Pull out every line with the word "this" from the entries below.

──────── DATA

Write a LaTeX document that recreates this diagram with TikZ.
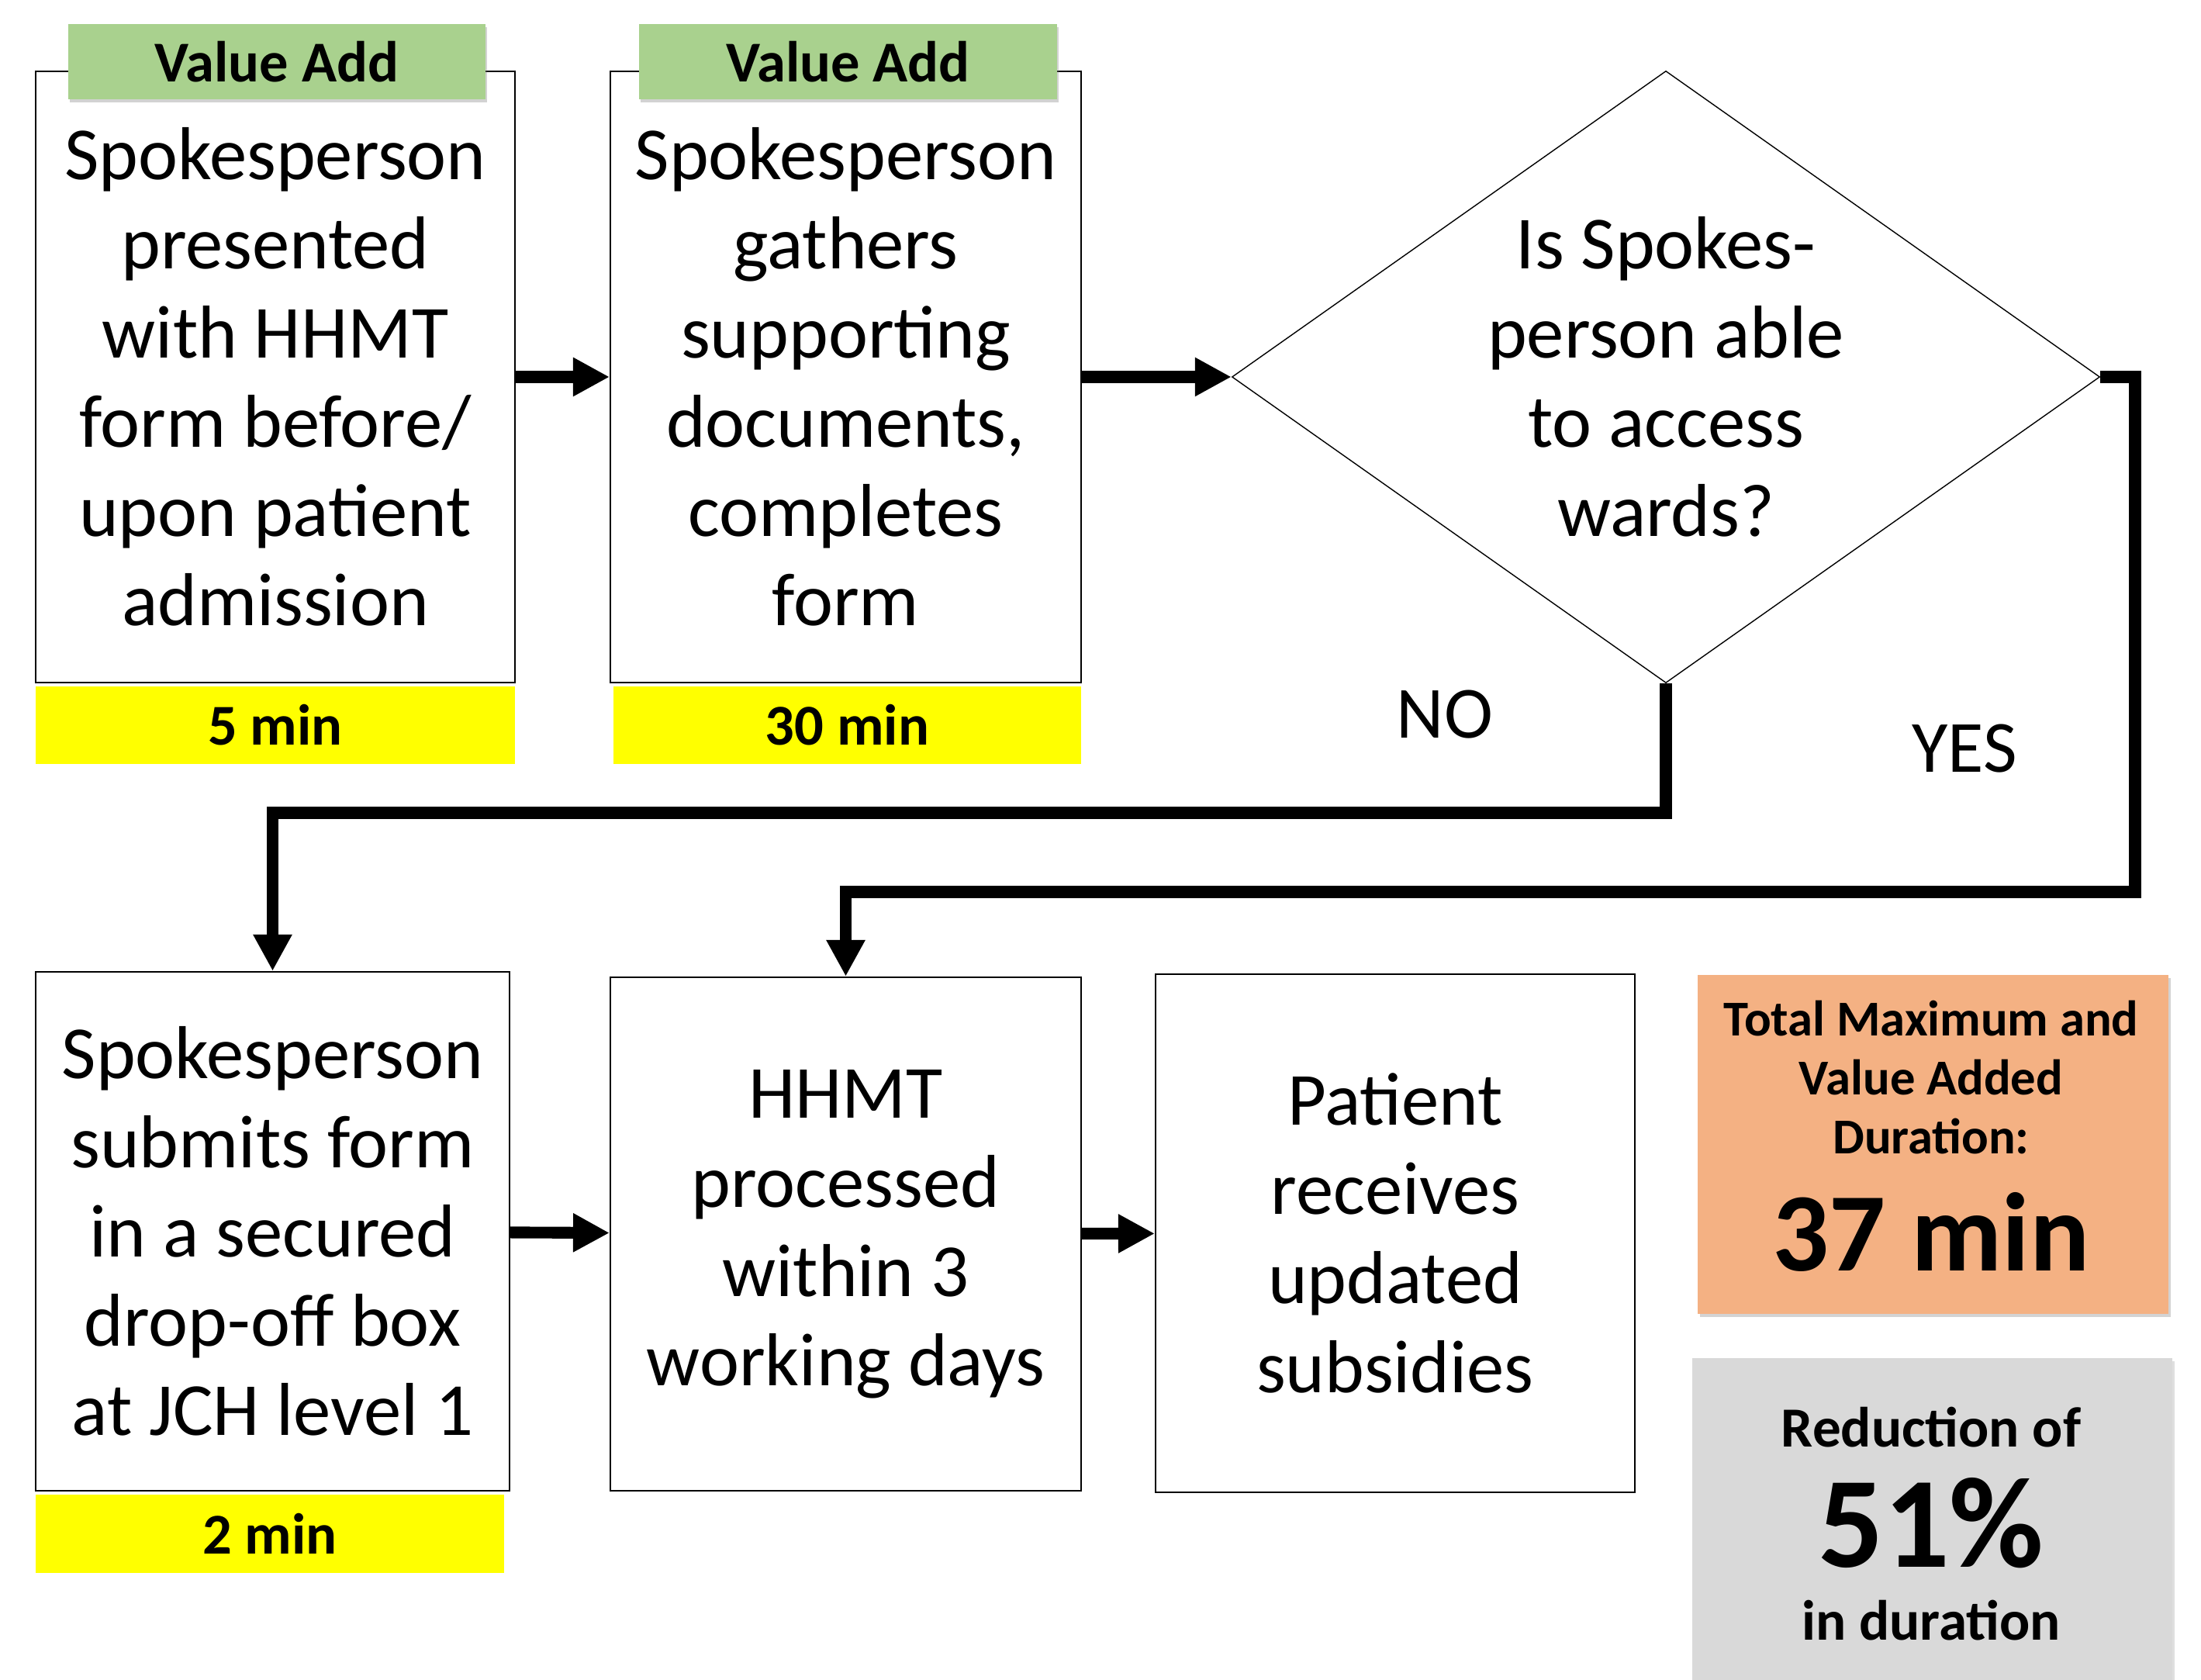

────────────────
──────── DATA

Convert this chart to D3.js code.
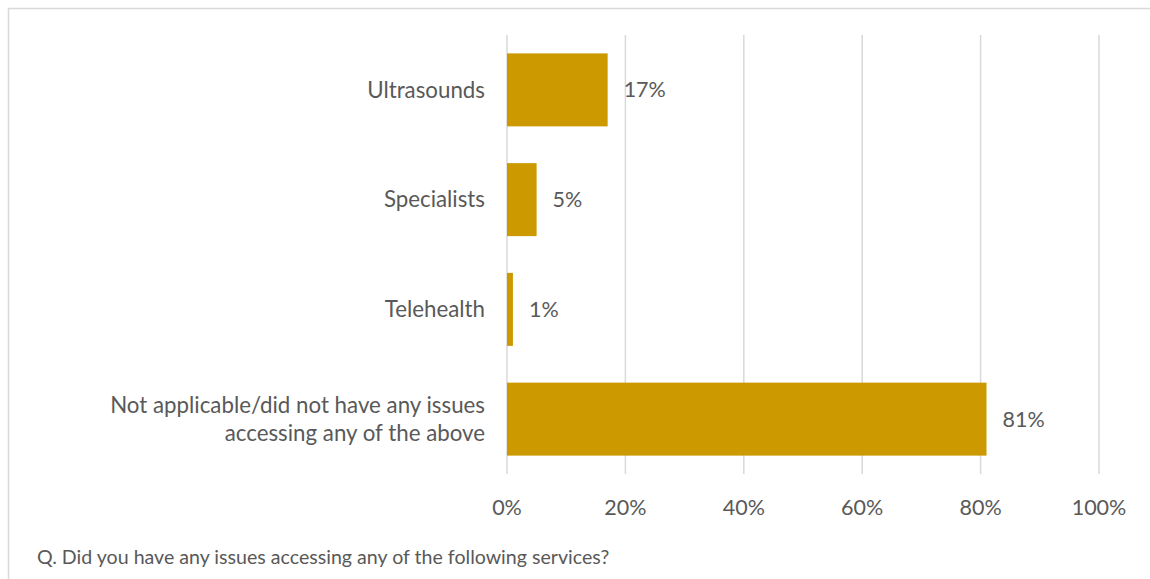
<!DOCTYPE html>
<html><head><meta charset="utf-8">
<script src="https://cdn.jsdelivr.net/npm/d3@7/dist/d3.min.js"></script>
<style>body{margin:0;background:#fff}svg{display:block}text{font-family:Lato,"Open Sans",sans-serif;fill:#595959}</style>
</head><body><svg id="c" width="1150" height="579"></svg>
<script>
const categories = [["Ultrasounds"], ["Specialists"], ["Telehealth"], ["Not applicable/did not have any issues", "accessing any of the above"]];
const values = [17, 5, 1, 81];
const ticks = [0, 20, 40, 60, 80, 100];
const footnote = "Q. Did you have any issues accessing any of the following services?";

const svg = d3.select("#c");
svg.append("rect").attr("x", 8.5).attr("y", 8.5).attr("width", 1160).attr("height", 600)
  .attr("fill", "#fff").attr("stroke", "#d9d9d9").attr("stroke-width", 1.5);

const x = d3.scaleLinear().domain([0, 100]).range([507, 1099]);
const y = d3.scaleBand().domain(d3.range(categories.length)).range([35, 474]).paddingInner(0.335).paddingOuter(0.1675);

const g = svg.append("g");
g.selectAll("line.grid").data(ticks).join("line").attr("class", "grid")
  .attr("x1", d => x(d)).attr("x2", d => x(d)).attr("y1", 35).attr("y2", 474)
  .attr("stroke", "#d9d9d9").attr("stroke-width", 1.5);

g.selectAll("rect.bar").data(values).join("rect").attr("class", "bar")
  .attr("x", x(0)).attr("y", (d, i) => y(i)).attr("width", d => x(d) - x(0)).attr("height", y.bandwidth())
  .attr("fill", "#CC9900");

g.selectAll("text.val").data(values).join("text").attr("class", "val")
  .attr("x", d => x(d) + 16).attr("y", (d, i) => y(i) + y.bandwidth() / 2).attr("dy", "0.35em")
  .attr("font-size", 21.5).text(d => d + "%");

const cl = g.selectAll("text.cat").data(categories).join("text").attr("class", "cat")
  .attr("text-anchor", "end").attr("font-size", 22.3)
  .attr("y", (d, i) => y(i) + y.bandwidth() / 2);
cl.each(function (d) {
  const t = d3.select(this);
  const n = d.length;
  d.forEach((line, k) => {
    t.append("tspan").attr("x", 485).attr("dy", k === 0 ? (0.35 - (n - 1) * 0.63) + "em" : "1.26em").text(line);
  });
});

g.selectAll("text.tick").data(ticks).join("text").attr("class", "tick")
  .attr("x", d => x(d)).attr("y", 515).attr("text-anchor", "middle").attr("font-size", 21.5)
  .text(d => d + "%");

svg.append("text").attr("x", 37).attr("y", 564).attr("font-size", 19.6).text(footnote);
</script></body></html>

────────────────

FINISHED ANSWER >>
Write a LaTeX document that recreates this diagram with TikZ.
Convert this chart to D3.js code.
  const t = d3.select(this);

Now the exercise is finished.